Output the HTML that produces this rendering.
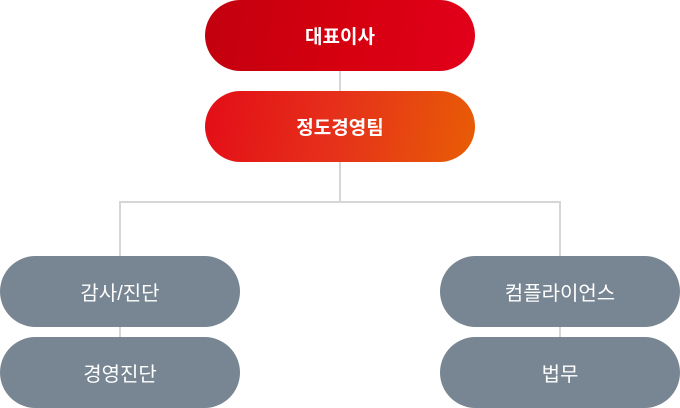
<!DOCTYPE html>
<html><head><meta charset="utf-8"><style>
html,body{margin:0;padding:0;background:#fff;}
body{width:680px;height:408px;position:relative;overflow:hidden;font-family:"Liberation Sans","Noto Sans CJK KR",sans-serif;}
.l{position:absolute;background:#d6d6d6;}
.b{position:absolute;border-radius:36px;color:#fff;display:flex;align-items:center;justify-content:center;font-size:19px;letter-spacing:0px;}
.r1{left:205px;top:0;width:270px;height:71px;background:linear-gradient(100deg,#c2000f 0%,#d5000f 50%,#e2001a 100%);font-weight:bold;}
.r2{left:205px;top:91px;width:270px;height:71px;background:linear-gradient(100deg,#e30d17 0%,#e6321a 50%,#e85d05 100%);font-weight:bold;}
.g{background:#778692;width:240px;height:71px;font-size:20px;}
</style></head><body>
<div class="l" style="left:339px;top:60px;width:2px;height:40px"></div>
<div class="l" style="left:339px;top:150px;width:2px;height:53px"></div>
<div class="l" style="left:119px;top:201px;width:442px;height:2px"></div>
<div class="l" style="left:119px;top:201px;width:2px;height:145px"></div>
<div class="l" style="left:559px;top:201px;width:2px;height:145px"></div>
<div class="b r1">대표이사</div>
<div class="b r2">정도경영팀</div>
<div class="b g" style="left:0;top:256px">감사/진단</div>
<div class="b g" style="left:0;top:337px">경영진단</div>
<div class="b g" style="left:440px;top:256px">컴플라이언스</div>
<div class="b g" style="left:440px;top:337px">법무</div>
</body></html>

——

▶ **Work to be completed**
Go through the listing above and write it out again exactly, dropping the pictures.

▶ **Answer to this problem**
Output the HTML that produces this rendering.
<!DOCTYPE html>
<html><head><meta charset="utf-8"><style>
html,body{margin:0;padding:0;background:#fff;}
body{width:680px;height:408px;position:relative;overflow:hidden;font-family:"Liberation Sans","Noto Sans CJK KR",sans-serif;}
.l{position:absolute;background:#d6d6d6;}
.b{position:absolute;border-radius:36px;color:#fff;display:flex;align-items:center;justify-content:center;font-size:19px;letter-spacing:0px;}
.r1{left:205px;top:0;width:270px;height:71px;background:linear-gradient(100deg,#c2000f 0%,#d5000f 50%,#e2001a 100%);font-weight:bold;}
.r2{left:205px;top:91px;width:270px;height:71px;background:linear-gradient(100deg,#e30d17 0%,#e6321a 50%,#e85d05 100%);font-weight:bold;}
.g{background:#778692;width:240px;height:71px;font-size:20px;}
</style></head><body>
<div class="l" style="left:339px;top:60px;width:2px;height:40px"></div>
<div class="l" style="left:339px;top:150px;width:2px;height:53px"></div>
<div class="l" style="left:119px;top:201px;width:442px;height:2px"></div>
<div class="l" style="left:119px;top:201px;width:2px;height:145px"></div>
<div class="l" style="left:559px;top:201px;width:2px;height:145px"></div>
<div class="b r1">대표이사</div>
<div class="b r2">정도경영팀</div>
<div class="b g" style="left:0;top:256px">감사/진단</div>
<div class="b g" style="left:0;top:337px">경영진단</div>
<div class="b g" style="left:440px;top:256px">컴플라이언스</div>
<div class="b g" style="left:440px;top:337px">법무</div>
</body></html>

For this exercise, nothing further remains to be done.